REGULATORY

Congress Takes Aim at the Autonomous Truck Wild West

The BUILD America 250 Act creates the first federal safety framework for self-driving commercial trucks, targeting a September 30 passage

4 Jun 2026

Red Kodiak self-driving semi-truck on a highway with a silver self-driving trailer under a partly cloudy sky.

The United States may be close to its first national safety law for self-driving commercial trucks. On 22 May, the House Transportation and Infrastructure Committee approved the BUILD America 250 Act, a five-year infrastructure bill containing the first federal regulatory framework for autonomous heavy-duty vehicles to reach this stage in Congress.

The need has been long apparent. Across 34 states, operators of driverless trucks face different rules in each market, making broad deployment costly, legally uncertain, and slow. A single national standard would materially alter the economics of autonomous freight.

At the centre of the bill is a performance-based safety requirement.
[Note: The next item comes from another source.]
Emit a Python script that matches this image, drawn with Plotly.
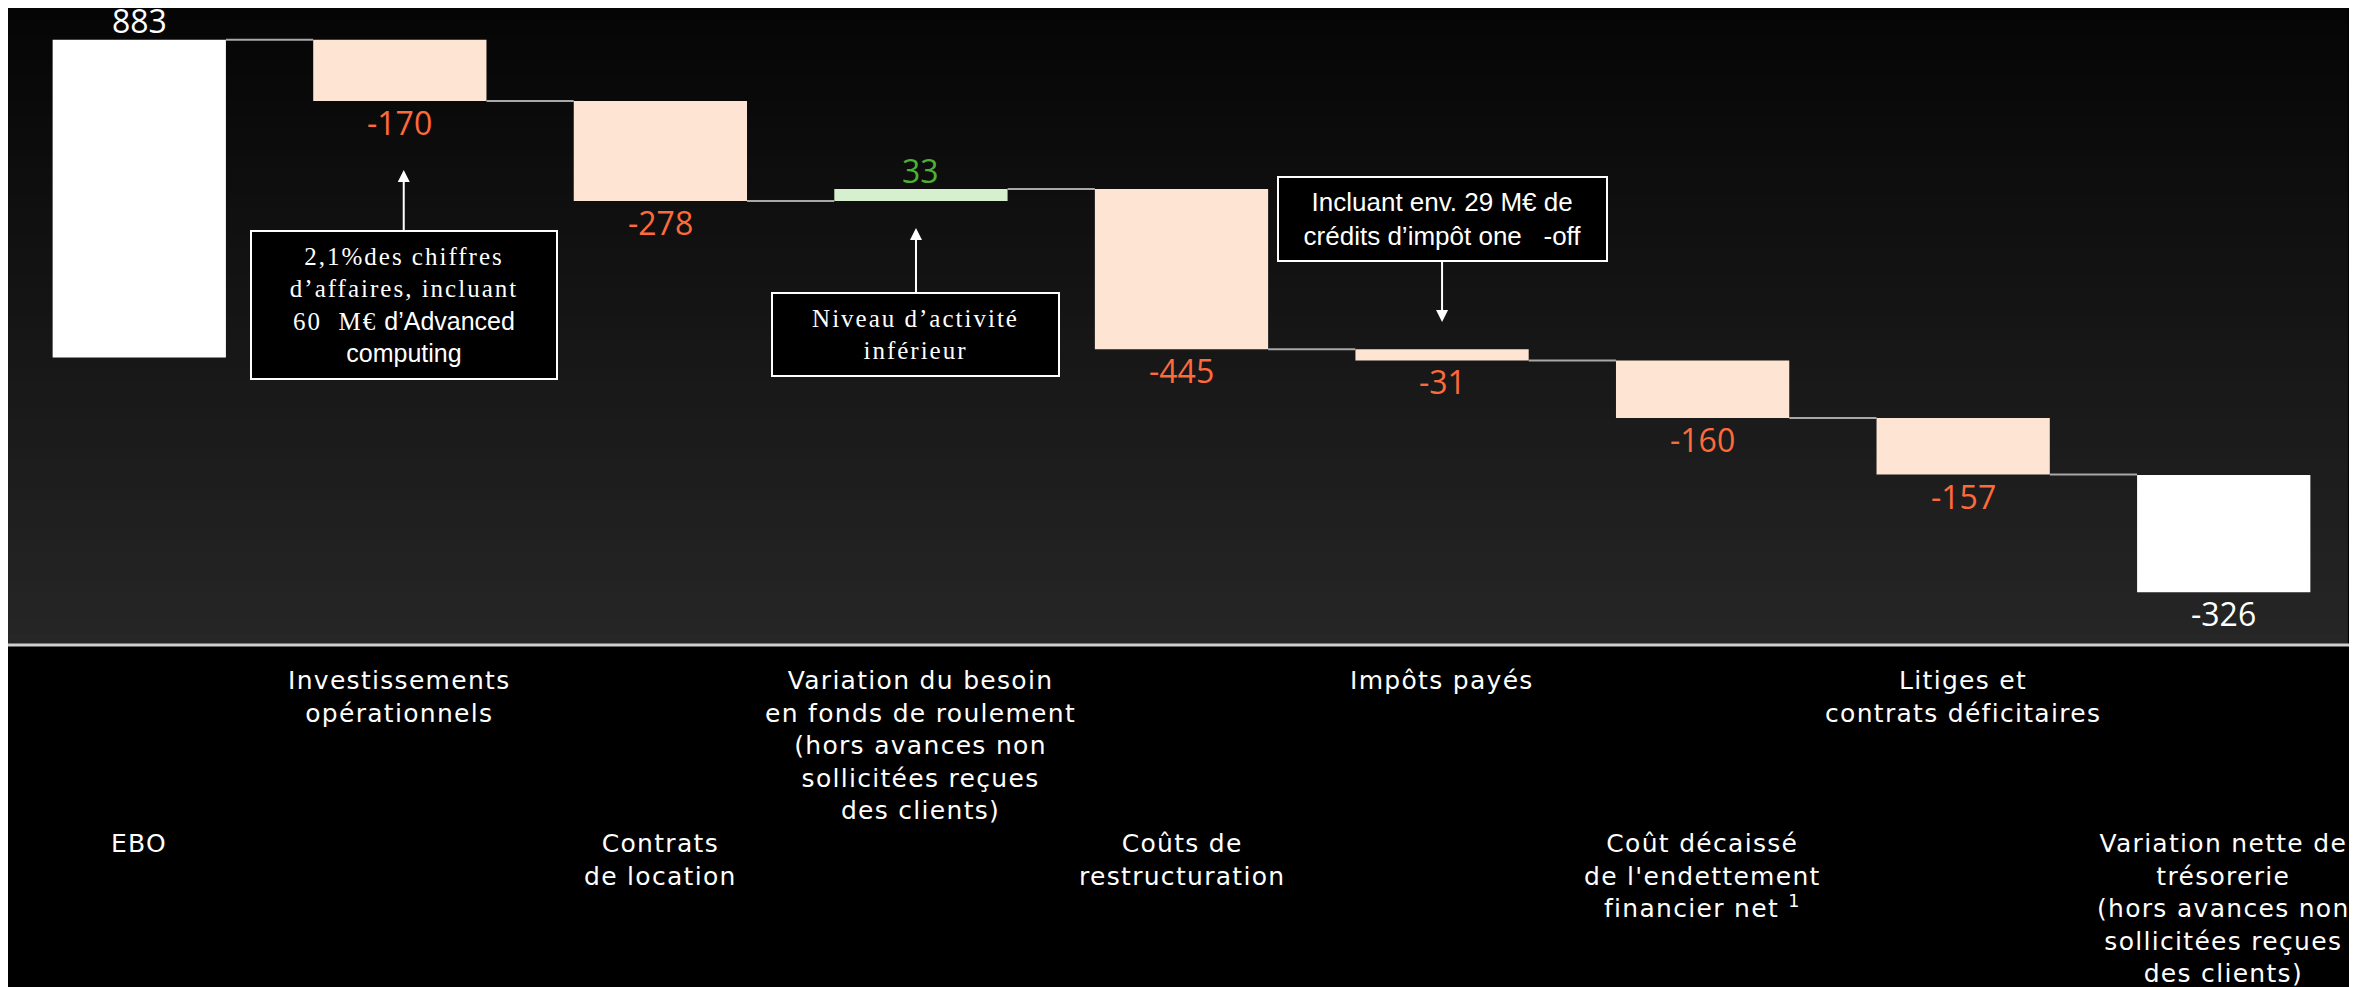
import plotly.graph_objects as go

# ---------------- data ----------------
categories = [
    "EBO",
    "Investissements|opérationnels",
    "Contrats|de location",
    "Variation du besoin|en fonds de roulement|(hors avances non|sollicitées reçues|des clients)",
    "Coûts de|restructuration",
    "Impôts payés",
    "Coût décaissé|de l'endettement|financier net <sup>1</sup>",
    "Litiges et|contrats déficitaires",
    "Variation nette de|trésorerie|(hors avances non|sollicitées reçues|des clients)",
]
values = [883, -170, -278, 33, -445, -31, -160, -157, -326]
measures = ["absolute", "relative", "relative", "relative", "relative",
            "relative", "relative", "relative", "total"]
value_labels = ["883", "-170", "-278", "33", "-445", "-31", "-160", "-157", "-326"]

note_texts = [
    "2,1%des chiffres|d’affaires, incluant|60  M€| d’Advanced|computing",
    "Niveau d’activité|inférieur",
    "Incluant env. 29 M€ de|crédits d’impôt one\u00a0\u00a0\u00a0-off",
]

# ---------------- styles ----------------
WHITE = "#FFFFFF"
PEACH = "#FDE4D3"
LGREEN = "#D6F0CF"
ORANGE = "#FF6A3A"
GREEN = "#4DB035"
CAT_FONT = "DejaVu Sans"
VAL_FONT = "Open Sans"
BAR_W = 0.665

# ---------------- waterfall geometry ----------------
bases, lengths, bar_colors, txt_colors, levels = [], [], [], [], []
running = 0
for v, m in zip(values, measures):
    if m == "absolute":
        bases.append(0); lengths.append(v); running = v
        bar_colors.append(WHITE); txt_colors.append(WHITE)
    elif m == "relative":
        bases.append(running); lengths.append(v); running += v
        bar_colors.append(PEACH if v < 0 else LGREEN)
        txt_colors.append(ORANGE if v < 0 else GREEN)
    else:  # total bar hangs from the running level
        bases.append(v); lengths.append(v); running = v
        bar_colors.append(WHITE); txt_colors.append(WHITE)
    levels.append(running)

xs = list(range(len(values)))

fig = go.Figure()

# connectors
cx, cy = [], []
for i in range(len(values) - 1):
    cx += [i + BAR_W / 2, i + 1 - BAR_W / 2, None]
    cy += [levels[i], levels[i], None]
fig.add_trace(go.Scatter(x=cx, y=cy, mode="lines",
                         line=dict(color="#A8A8A8", width=2),
                         hoverinfo="skip", showlegend=False))

fig.add_trace(go.Bar(
    x=xs, y=lengths, base=bases, width=BAR_W,
    marker=dict(color=bar_colors, line=dict(width=0)),
    cliponaxis=False, showlegend=False, hoverinfo="skip",
))

shapes = []
# gradient background panel
N = 48
for k in range(N):
    y0 = k / N
    y1 = (k + 1) / N
    t = 1 - (y0 + y1) / 2
    c = int(round(5 + t * 33))
    shapes.append(dict(type="rect", xref="paper", yref="paper",
                       x0=-0.0009, x1=0.9974, y0=y0, y1=y1 + 0.002,
                       fillcolor=f"rgb({c},{c},{c})", line=dict(width=0),
                       layer="below"))
# baseline
shapes.append(dict(type="line", xref="paper", yref="paper",
                   x0=-0.0004, x1=0.9996, y0=0.0016, y1=0.0016,
                   line=dict(color="#D0D0D0", width=3)))

annotations = []

# value labels at the end of each bar
for i, (b, ln, lab, col) in enumerate(zip(bases, lengths, value_labels, txt_colors)):
    up = ln > 0
    annotations.append(dict(
        x=i, y=b + ln, xref="x", yref="y", xanchor="center", yanchor="middle",
        yshift=19.5 if up else -21, text=lab, showarrow=False,
        height=28, valign="middle", borderpad=0,
        font=dict(family=VAL_FONT, size=32, color=col)))

# category labels, staggered rows
LS = "letter-spacing:1.3px"
for i, cat in enumerate(categories):
    html = "<br>".join(f'<span style="{LS}">{ln}</span>' for ln in cat.split("|"))
    annotations.append(dict(
        x=i, xref="x", y=0, yref="paper", yanchor="top", xanchor="center",
        yshift=-17.5 if i % 2 == 1 else -180.5,
        text=html, showarrow=False, align="center",
        font=dict(family=CAT_FONT, size=25, color="white")))

SERIF = "font-family:Liberation Serif;letter-spacing:2px"
SANS = "font-family:Liberation Sans"


def serif(s):
    return f'<span style="{SERIF}">{s}</span>'


def sans(s):
    return f'<span style="{SANS}">{s}</span>'


p1 = note_texts[0].split("|")
p2 = note_texts[1].split("|")
p3 = note_texts[2].split("|")
box_html = [
    serif(p1[0]) + "<br>" + serif(p1[1]) + "<br>" + serif(p1[2]) + sans(p1[3]) + "<br>" + sans(p1[4]),
    serif(p2[0]) + "<br>" + serif(p2[1]),
    sans(p3[0]) + "<br>" + sans(p3[1]),
]
# (arrow x, head y, box-center y, width, height, font size)
box_geom = [
    (1.015, 521, 146, 304, 146, 25),
    (2.981, 360, 64, 285, 81, 25),
    (5.0, 99, 385, 327, 82, 26),
]
for html, (x, yhead, yc, w, h, fs) in zip(box_html, box_geom):
    annotations.append(dict(
        x=x, y=yhead, ax=x, ay=yc, xref="x", yref="y", axref="x", ayref="y",
        text=html, showarrow=True, arrowhead=2, arrowsize=1.2, arrowwidth=2,
        arrowcolor="white", standoff=0,
        width=w, height=h, align="center", valign="middle",
        bgcolor="black", bordercolor="white", borderwidth=2, borderpad=0,
        font=dict(family="Liberation Sans", size=fs, color="white")))

fig.update_layout(
    width=2349, height=979,
    margin=dict(l=1, r=3, t=0, b=341),
    paper_bgcolor="black", plot_bgcolor="rgba(0,0,0,0)",
    showlegend=False,
    xaxis=dict(range=[-0.5, 8.5], visible=False, fixedrange=True),
    yaxis=dict(range=[-801, 971], visible=False, fixedrange=True),
    shapes=shapes, annotations=annotations,
    font=dict(family=CAT_FONT, color="white"),
)

fig.write_html("out.html")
Manufacturers would not face prescribed engineering specifications. Instead, they must submit a structured technical case showing their automated driving system performs at least as safely as a human driver, covering hardware, software, operational boundaries, cybersecurity, and crash reporting. Vehicles operating at SAE Level 4 and 5 autonomy, fully driverless with no human fallback, would also carry direct legal liability for real-time driving decisions, resolving an ambiguity that has long troubled the sector.

One long-standing procedural problem would also be addressed. Current federal rules require stalled trucks on highways to deploy physical warning triangles, an impossible standard for an unmanned vehicle. Cab-mounted warning beacons would qualify as a compliant substitute.
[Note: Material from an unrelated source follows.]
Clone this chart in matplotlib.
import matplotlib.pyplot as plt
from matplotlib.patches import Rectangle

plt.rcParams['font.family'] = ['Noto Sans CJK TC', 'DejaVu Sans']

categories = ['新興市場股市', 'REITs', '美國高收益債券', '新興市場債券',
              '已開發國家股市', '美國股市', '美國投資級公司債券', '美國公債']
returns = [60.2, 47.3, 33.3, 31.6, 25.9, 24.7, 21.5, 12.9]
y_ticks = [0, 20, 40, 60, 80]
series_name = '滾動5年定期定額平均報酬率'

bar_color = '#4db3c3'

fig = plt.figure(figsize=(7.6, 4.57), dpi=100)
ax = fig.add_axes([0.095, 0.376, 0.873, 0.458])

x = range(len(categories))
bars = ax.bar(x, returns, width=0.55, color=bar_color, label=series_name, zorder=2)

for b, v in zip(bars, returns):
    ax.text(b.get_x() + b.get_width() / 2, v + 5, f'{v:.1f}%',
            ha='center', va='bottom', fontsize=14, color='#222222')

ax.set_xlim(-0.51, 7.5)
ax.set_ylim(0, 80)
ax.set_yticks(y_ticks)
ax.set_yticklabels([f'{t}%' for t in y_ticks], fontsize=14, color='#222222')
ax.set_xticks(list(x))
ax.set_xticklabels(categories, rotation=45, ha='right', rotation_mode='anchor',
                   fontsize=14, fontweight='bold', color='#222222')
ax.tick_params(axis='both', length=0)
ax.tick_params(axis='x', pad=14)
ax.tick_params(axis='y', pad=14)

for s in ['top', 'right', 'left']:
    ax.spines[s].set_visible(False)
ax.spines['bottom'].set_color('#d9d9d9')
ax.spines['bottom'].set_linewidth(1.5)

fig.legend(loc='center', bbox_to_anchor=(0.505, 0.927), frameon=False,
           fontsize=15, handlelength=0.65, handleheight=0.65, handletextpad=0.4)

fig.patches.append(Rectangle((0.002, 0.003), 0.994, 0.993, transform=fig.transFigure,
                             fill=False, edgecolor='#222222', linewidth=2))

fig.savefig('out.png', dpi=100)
Industry reception has been largely positive. Kodiak AI chief executive Don Burnette called the legislation "a significant milestone," saying it would give the Department of Transportation "the tools needed to oversee autonomous trucks at scale." The Autonomous Vehicle Industry Association said a unified ruleset would improve regulatory predictability and draw capital investment. The Owner-Operator Independent Drivers Association dissented, warning that allowing manufacturers to self-certify their technology without independent verification is "very troubling."

School buses and vehicles carrying hazardous materials are excluded from the driverless provisions and must retain a human operator. Remote drivers and dispatchers must be US-based.

Congressional leaders are targeting 30 September for passage. Full House consideration, Senate review, and presidential approval remain ahead.